Auch der russische Vizeverteidigungsminister nahm an der Militärparade teil. Laut der russischen Agentur Tass kündigte Fomin an, dass Russland und Myanmar eine militärische und militärtechnische Zusammenarbeit ausbauen wollen. Fomin nannte Myanmar demnach einen »zuverlässigen Verbündeten und strategischen Partner in Südostasien und pazifischen Raum«. Min Aung Hlaing sagte laut der britischen BBC, dass Russland ein »wahrer Freund« sei.

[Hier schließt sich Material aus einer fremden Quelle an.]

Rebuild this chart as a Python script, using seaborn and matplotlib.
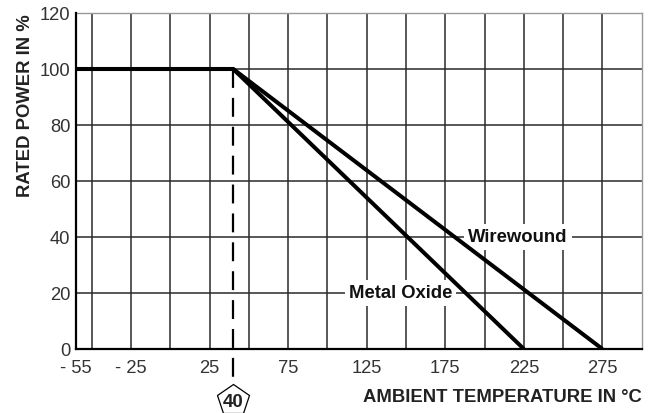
import matplotlib
matplotlib.use("Agg")
import matplotlib.pyplot as plt
import seaborn as sns
import pandas as pd

# Data
mo_temp = [-60, 40, 225]
mo_power = [100, 100, 0]
ww_temp = [-60, 40, 275]
ww_power = [100, 100, 0]
x_tick_pos = [-60, -25, 25, 75, 125, 175, 225, 275]
x_tick_labels = ["- 55", "- 25", "25", "75", "125", "175", "225", "275"]
x_grid_minor = [-50, 0, 50, 100, 150, 200, 250]
y_ticks = [0, 20, 40, 60, 80, 100, 120]
knee_temp = 40

sns.set_theme(style="white")
plt.rcParams['font.family'] = ['Liberation Sans', 'DejaVu Sans']

fig = plt.figure(figsize=(6.55, 4.14), dpi=100)
ax = fig.add_axes([76/655, 64/414, (641.7-76)/655, (350-14)/414])

df = pd.concat([
    pd.DataFrame({"temp": mo_temp, "power": mo_power, "series": "Metal Oxide"}),
    pd.DataFrame({"temp": ww_temp, "power": ww_power, "series": "Wirewound"}),
])
for name, g in df.groupby("series"):
    sns.lineplot(data=g, x="temp", y="power", ax=ax, color="black", lw=2.9,
                 sort=False, estimator=None, legend=False, zorder=5,
                 solid_capstyle="butt", solid_joinstyle="miter")

# dashed knee line extending below the axis
ax.plot([knee_temp, knee_temp], [100, -10], color="black", lw=1.6,
        linestyle=(0, (8.5, 4.5)), clip_on=False, zorder=4)
ax.plot([knee_temp], [-18.2], marker="p", markersize=23.5, markerfacecolor="white",
        markeredgecolor="black", markeredgewidth=0.9, clip_on=False, zorder=6)
ax.text(knee_temp, -18.8, "40", ha="center", va="center", fontsize=13.5,
        fontweight="bold", color="#222222", clip_on=False, zorder=7)

ax.set_xlim(-60, 300)
ax.set_ylim(0, 120)
ax.set_xticks(x_tick_pos)
ax.set_xticklabels(x_tick_labels)
ax.set_xticks(x_grid_minor, minor=True)
ax.set_yticks(y_ticks)
ax.grid(True, which="both", color="#2a2a2a", lw=1.1)
ax.tick_params(axis="both", which="both", length=0, labelsize=13.2,
               labelcolor="#333333")
ax.tick_params(axis="x", pad=7.5)
ax.tick_params(axis="y", pad=4)

for side in ["left", "bottom"]:
    ax.spines[side].set_color("black")
    ax.spines[side].set_linewidth(1.6)
    ax.spines[side].set_zorder(3)
for side in ["top", "right"]:
    ax.spines[side].set_color("#999999")
    ax.spines[side].set_linewidth(1.0)
    ax.spines[side].set_visible(True)

ax.set_xlabel("AMBIENT TEMPERATURE IN °C", fontsize=13.3, fontweight="bold",
              color="#222222", loc="right", labelpad=8.5)
ax.set_ylabel("RATED POWER IN %", fontsize=13.3, fontweight="bold",
              color="#222222", loc="top", labelpad=4.5)

bbox = dict(facecolor="white", edgecolor="none", pad=3)
ax.text(221, 40, "Wirewound", ha="center", va="center", fontsize=13.3,
        fontweight="bold", color="#111111", bbox=bbox, zorder=4)
ax.text(146.5, 20, "Metal Oxide", ha="center", va="center", fontsize=13.3,
        fontweight="bold", color="#111111", bbox=bbox, zorder=4)

fig.savefig("out.png", dpi=100)
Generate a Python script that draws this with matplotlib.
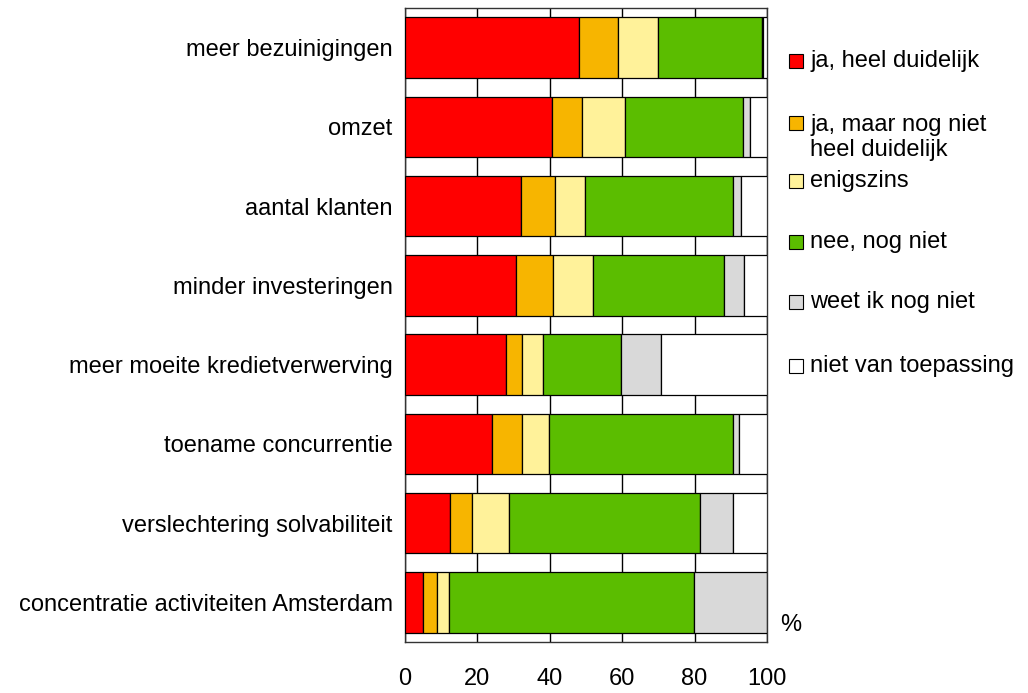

Schon vor der jüngsten Gewalteskalation hatten sich die Anführer diverser Rebellengruppen der ethnischen Minderheiten einer neuen Gesprächseinladung Hlaings verweigert. Erst müsse die Junta das Land auf den demokratischen Weg zurückbringen, sind sich unter anderem Yawd Serk, Vorsitzender des Restoration Council for Shan State (RCSS), und Padoh Saw Mutu Say Poe von der Karen National Union (KNU) einig. Die KNU, die mit der Armee seit 2012 ein Waffenstillstandsabkommen hat, ist Myanmars älteste Rebellenarmee. Während in der Hauptstadt die Parade abgehalten wurde, nahm die KNU Tatmadaw-Soldaten fest und überrannte eine Militärbasis, wobei zehn Soldaten getötet wurden. Die KNU, die Teile des Südostens kontrolliert, berichtete am Samstagabend, dass Kampfflieger der Tatmadaw daraufhin gegen 20 Uhr einen Angriff auf Day Pu Nom, ein Dorf an der Grenze zu Thailand, geflogen seien.